Original article continues below…
The Pound continues to weaken versus the South African Rand today, despite the release of above-forecast UK unemployment and wage growth data.
GBP ZAR is currently down -0.5% at 17.0350.
Rising Wage Growth Figures Boost GBP; a Double-Edged Sword for the Pound?
The Pound has recovered some of the morning’s losses against the South African Rand thanks to strong UK wage growth figures, but could the data actually have clouded the GBP outlook?
UK wage growth has clocked in at 2.1% both with and without bonuses taken into account, against predictions of 1.8% with bonuses and 2% without.
Additionally, a -4,200 fall in the number of people claiming unemployment benefits has pushed the rate of joblessness down further.
While in percentage terms joblessness has held steady at 4.4% (against expectations of a rise to 4.5%), from a numerical point of view the number of people out of work in the UK is now at the lowest since 1975.
While rising wage growth means that households will not struggle so much with rising prices, it also means that the Bank of England (BoE) has yet more justification for holding interest rates at their current levels.

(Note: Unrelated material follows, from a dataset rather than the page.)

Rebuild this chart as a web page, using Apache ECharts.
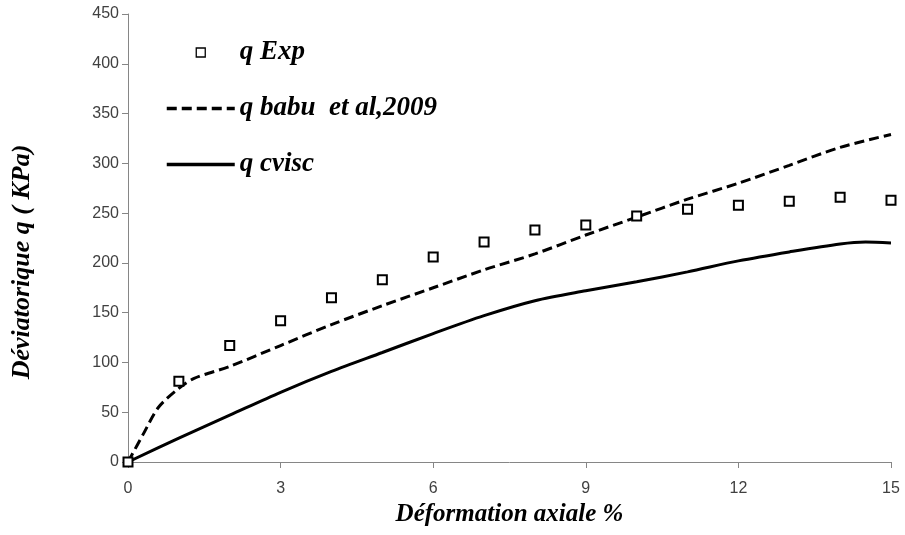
<!DOCTYPE html>
<html>
<head>
<meta charset="utf-8">
<script src="https://cdn.jsdelivr.net/npm/echarts@6/dist/echarts.min.js"></script>
<style>
  html, body { margin: 0; padding: 0; background: #fff; }
  #chart { width: 905px; height: 535px; }
</style>
</head>
<body>
<div id="chart"></div>
<script>
// x = déformation axiale (%), y = déviatorique q (kPa)
const expX = [0, 1, 2, 3, 4, 5, 6, 7, 8, 9, 10, 11, 12, 13, 14, 15]
const expQ = [0, 81, 117, 142, 165, 183, 206, 221, 233, 238, 247, 254, 258, 262, 266, 263]

const babuX = [0, 0.3, 0.6, 1, 1.3, 2, 3, 4, 5, 6, 7, 8, 9, 10, 11, 12, 13, 14, 15]
const babuQ = [0, 28, 55, 74, 84, 96, 117, 138, 157, 175, 193, 209, 228, 246, 264, 280, 298, 316, 329]

const cviscX = [0, 1, 2, 3, 4, 5, 6, 7, 8, 9, 10, 11, 12, 13, 14, 14.5, 15]
const cviscQ = [0, 24, 47, 70, 91, 110, 129, 147, 162, 172, 181, 191, 202, 211, 219, 221, 220]

const xTicks = { min: 0, max: 15, interval: 3 }
const yTicks = { min: 0, max: 450, interval: 50 }

const pair = (xs, ys) => xs.map((x, i) => [x, ys[i]])

const serif = '"Liberation Serif", "Times New Roman", serif'
const sans = '"Liberation Sans", Arial, sans-serif'
const axisGray = '#868686'
const titleFont = { fontFamily: serif, fontSize: 25, fontStyle: 'italic', fontWeight: 'bold', color: '#000' }

const chart = echarts.init(document.getElementById('chart'))
chart.setOption({
  animation: false,
  grid: { left: 128, right: 14, top: 14, bottom: 73 },
  legend: {
    orient: 'vertical',
    left: 160,
    top: 34,
    itemWidth: 68,
    itemHeight: 9,
    itemGap: 29,
    textStyle: { ...titleFont, fontSize: 27 },
    data: [
      { name: 'q Exp', icon: 'path://M0,0h10v10h-10z', itemStyle: { borderWidth: 1.3 } },
      // hide the point symbol, keep the line sample
      { name: 'q babu  et al,2009', itemStyle: { opacity: 0 }, lineStyle: { width: 3.5 } },
      { name: 'q cvisc', itemStyle: { opacity: 0 }, lineStyle: { width: 3.5 } }
    ]
  },
  xAxis: {
    type: 'value',
    ...xTicks,
    name: 'Déformation axiale %',
    nameLocation: 'middle',
    nameGap: 35,
    nameTextStyle: titleFont,
    axisLine: { show: true, lineStyle: { color: axisGray, width: 1 } },
    axisTick: { show: true, length: 6, lineStyle: { color: axisGray } },
    axisLabel: { margin: 19, fontFamily: sans, fontSize: 16, color: '#404040' },
    splitLine: { show: false }
  },
  yAxis: {
    type: 'value',
    ...yTicks,
    name: 'Déviatorique q ( KPa)',
    nameLocation: 'middle',
    nameGap: 93,
    nameTextStyle: { ...titleFont, fontSize: 26, padding: [0, 48, 0, 0] },
    axisLine: { show: true, lineStyle: { color: axisGray, width: 1 } },
    axisTick: { show: true, length: 6, lineStyle: { color: axisGray } },
    axisLabel: { margin: 9, fontFamily: sans, fontSize: 16, color: '#404040' },
    splitLine: { show: false }
  },
  series: [
    {
      name: 'q Exp',
      type: 'scatter',
      data: pair(expX, expQ),
      symbol: 'rect',
      symbolSize: 9,
      itemStyle: { color: '#fff', borderColor: '#000', borderWidth: 2, opacity: 1 },
      z: 5
    },
    {
      name: 'q babu  et al,2009',
      type: 'line',
      data: pair(babuX, babuQ),
      smooth: 0.3,
      showSymbol: false,
      symbol: 'none',
      lineStyle: { color: '#000', width: 3, type: [10, 5] },
      itemStyle: { color: '#000' }
    },
    {
      name: 'q cvisc',
      type: 'line',
      data: pair(cviscX, cviscQ),
      smooth: 0.3,
      showSymbol: false,
      symbol: 'none',
      lineStyle: { color: '#000', width: 3 },
      itemStyle: { color: '#000' }
    }
  ]
})
</script>
</body>
</html>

And even though wages have grown, taking inflation into account shows that real pay growth has still fallen -0.5%, so the outlook for consumer spending is hardly rosy.
This realisation could haunt the pound in the medium to long-term once markets have had time to fully digest today’s pay growth data and its implications.
Political Tensions Have Economic Consequences, Moody’s Warns – Can ZAR Hold Strength?
The South African Rand may be buoyant today, but the high-risk currency could face significant downside pressure in the long-term.
Retail sales figures are set for release later today and could provide further temporary support to ZAR, given that forecasts are for a month-on-month recovery from -0.3% in May to 0.9% in June.
Year-on-year sales growth is expected to clock in at 2.2%, up from 1.7% in the previous month.
However, the longer-term outlook remains one in which growth suffers amidst rife political disorder.
Last week President Jacob Zuma managed to survive yet another vote of no confidence, although this one saw members of parliament balloted in secret, meaning several dozen members of Zuma’s own African National Congress (ANC) party had the confidence to vote against him.
Credit ratings agency Moody’s has warned that tensions within the ANC will be a drag on South Africa’s growth, commenting in its latest credit opinion statement;
‘Key constraints to growth are domestic, including political tensions and policy uncertainty.’
The Rand could therefore face long-term declines, as South Africa’s political turbulence is unlikely to ease off any time soon.